> TASK TO CARRY OUT
Print the lines of the data, starting with the first, up to and including the line where "const yMax = 76.65;" appears.

══ INFORMATION PROVIDED

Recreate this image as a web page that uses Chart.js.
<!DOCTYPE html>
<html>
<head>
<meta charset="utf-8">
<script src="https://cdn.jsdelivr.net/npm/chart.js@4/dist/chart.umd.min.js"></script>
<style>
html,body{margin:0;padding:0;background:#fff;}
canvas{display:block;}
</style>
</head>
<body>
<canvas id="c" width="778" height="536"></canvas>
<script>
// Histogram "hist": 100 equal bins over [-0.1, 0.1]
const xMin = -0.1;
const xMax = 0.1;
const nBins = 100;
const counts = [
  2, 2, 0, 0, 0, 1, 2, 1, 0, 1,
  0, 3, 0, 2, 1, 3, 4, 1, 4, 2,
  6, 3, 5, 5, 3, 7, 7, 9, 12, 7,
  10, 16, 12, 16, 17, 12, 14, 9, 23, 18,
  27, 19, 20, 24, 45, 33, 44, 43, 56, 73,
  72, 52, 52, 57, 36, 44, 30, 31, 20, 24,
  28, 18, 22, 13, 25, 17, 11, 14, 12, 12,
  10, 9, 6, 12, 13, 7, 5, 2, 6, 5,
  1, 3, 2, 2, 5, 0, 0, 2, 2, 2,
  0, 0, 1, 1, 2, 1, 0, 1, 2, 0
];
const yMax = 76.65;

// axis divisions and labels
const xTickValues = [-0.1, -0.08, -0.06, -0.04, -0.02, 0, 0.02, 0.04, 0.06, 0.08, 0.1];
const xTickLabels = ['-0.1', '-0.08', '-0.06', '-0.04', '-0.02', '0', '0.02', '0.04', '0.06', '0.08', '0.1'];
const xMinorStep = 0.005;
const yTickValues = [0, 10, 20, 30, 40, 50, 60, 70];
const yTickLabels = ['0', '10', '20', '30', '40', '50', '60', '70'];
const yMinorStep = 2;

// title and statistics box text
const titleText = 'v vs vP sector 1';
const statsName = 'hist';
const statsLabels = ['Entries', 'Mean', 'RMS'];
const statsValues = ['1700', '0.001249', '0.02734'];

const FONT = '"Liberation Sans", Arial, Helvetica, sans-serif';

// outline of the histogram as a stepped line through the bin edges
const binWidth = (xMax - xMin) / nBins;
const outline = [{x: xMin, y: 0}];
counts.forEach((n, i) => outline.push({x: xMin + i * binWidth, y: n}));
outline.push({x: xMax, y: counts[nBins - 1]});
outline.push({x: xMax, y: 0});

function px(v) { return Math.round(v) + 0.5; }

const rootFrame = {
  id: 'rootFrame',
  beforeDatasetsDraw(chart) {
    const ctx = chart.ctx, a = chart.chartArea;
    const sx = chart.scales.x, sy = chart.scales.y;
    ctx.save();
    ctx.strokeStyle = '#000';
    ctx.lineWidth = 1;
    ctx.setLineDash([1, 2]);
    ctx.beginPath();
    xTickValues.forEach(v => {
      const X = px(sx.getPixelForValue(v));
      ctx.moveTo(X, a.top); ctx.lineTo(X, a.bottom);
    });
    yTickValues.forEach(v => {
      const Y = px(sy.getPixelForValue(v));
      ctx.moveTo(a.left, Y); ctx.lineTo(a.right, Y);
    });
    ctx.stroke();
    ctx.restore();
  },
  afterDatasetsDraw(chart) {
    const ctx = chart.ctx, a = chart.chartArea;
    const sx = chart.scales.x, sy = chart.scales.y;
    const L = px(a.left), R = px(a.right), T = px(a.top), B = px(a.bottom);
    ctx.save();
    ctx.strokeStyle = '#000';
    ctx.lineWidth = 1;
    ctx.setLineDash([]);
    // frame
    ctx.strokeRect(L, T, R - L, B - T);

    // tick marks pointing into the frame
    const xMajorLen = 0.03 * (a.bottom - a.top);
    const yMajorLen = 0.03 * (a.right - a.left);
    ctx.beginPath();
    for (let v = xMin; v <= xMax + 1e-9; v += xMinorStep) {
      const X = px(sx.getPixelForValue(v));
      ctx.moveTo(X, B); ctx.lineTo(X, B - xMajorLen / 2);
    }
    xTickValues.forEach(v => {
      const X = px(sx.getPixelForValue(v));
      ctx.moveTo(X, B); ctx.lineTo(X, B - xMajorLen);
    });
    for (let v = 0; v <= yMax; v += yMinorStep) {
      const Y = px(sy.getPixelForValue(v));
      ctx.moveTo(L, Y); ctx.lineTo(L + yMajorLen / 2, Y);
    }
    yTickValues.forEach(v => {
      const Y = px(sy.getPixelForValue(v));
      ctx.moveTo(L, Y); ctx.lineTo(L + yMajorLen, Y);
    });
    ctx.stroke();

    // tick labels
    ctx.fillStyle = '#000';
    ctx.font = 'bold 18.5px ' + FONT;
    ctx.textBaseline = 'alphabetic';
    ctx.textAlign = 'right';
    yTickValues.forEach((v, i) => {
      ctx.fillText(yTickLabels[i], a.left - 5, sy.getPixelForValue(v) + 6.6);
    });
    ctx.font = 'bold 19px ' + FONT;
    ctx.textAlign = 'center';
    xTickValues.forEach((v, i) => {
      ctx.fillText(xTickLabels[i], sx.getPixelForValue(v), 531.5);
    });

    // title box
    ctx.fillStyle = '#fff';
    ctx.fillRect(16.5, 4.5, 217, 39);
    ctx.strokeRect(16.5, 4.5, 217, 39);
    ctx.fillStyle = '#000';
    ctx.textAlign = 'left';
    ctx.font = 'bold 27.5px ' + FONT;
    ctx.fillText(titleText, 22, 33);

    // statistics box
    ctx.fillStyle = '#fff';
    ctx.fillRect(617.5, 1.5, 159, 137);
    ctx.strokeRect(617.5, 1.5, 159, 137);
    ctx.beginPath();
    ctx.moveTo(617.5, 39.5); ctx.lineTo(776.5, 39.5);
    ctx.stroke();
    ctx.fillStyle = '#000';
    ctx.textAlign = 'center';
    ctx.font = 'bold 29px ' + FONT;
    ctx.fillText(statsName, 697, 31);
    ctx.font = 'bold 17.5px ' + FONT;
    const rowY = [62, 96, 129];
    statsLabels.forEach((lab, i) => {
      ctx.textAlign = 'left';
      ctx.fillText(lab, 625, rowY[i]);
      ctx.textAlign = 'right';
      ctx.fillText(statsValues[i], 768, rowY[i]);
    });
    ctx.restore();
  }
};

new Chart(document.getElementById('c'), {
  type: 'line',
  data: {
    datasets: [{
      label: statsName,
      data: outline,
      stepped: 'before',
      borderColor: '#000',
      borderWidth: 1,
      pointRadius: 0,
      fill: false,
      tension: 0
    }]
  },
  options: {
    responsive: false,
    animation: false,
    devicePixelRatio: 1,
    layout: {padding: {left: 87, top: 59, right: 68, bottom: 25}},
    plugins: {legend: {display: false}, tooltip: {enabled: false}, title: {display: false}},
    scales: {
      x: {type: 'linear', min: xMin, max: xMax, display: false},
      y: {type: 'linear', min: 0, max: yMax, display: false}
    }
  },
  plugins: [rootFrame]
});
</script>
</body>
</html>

════

> THE REPLY
Recreate this image as a web page that uses Chart.js.
<!DOCTYPE html>
<html>
<head>
<meta charset="utf-8">
<script src="https://cdn.jsdelivr.net/npm/chart.js@4/dist/chart.umd.min.js"></script>
<style>
html,body{margin:0;padding:0;background:#fff;}
canvas{display:block;}
</style>
</head>
<body>
<canvas id="c" width="778" height="536"></canvas>
<script>
// Histogram "hist": 100 equal bins over [-0.1, 0.1]
const xMin = -0.1;
const xMax = 0.1;
const nBins = 100;
const counts = [
  2, 2, 0, 0, 0, 1, 2, 1, 0, 1,
  0, 3, 0, 2, 1, 3, 4, 1, 4, 2,
  6, 3, 5, 5, 3, 7, 7, 9, 12, 7,
  10, 16, 12, 16, 17, 12, 14, 9, 23, 18,
  27, 19, 20, 24, 45, 33, 44, 43, 56, 73,
  72, 52, 52, 57, 36, 44, 30, 31, 20, 24,
  28, 18, 22, 13, 25, 17, 11, 14, 12, 12,
  10, 9, 6, 12, 13, 7, 5, 2, 6, 5,
  1, 3, 2, 2, 5, 0, 0, 2, 2, 2,
  0, 0, 1, 1, 2, 1, 0, 1, 2, 0
];
const yMax = 76.65;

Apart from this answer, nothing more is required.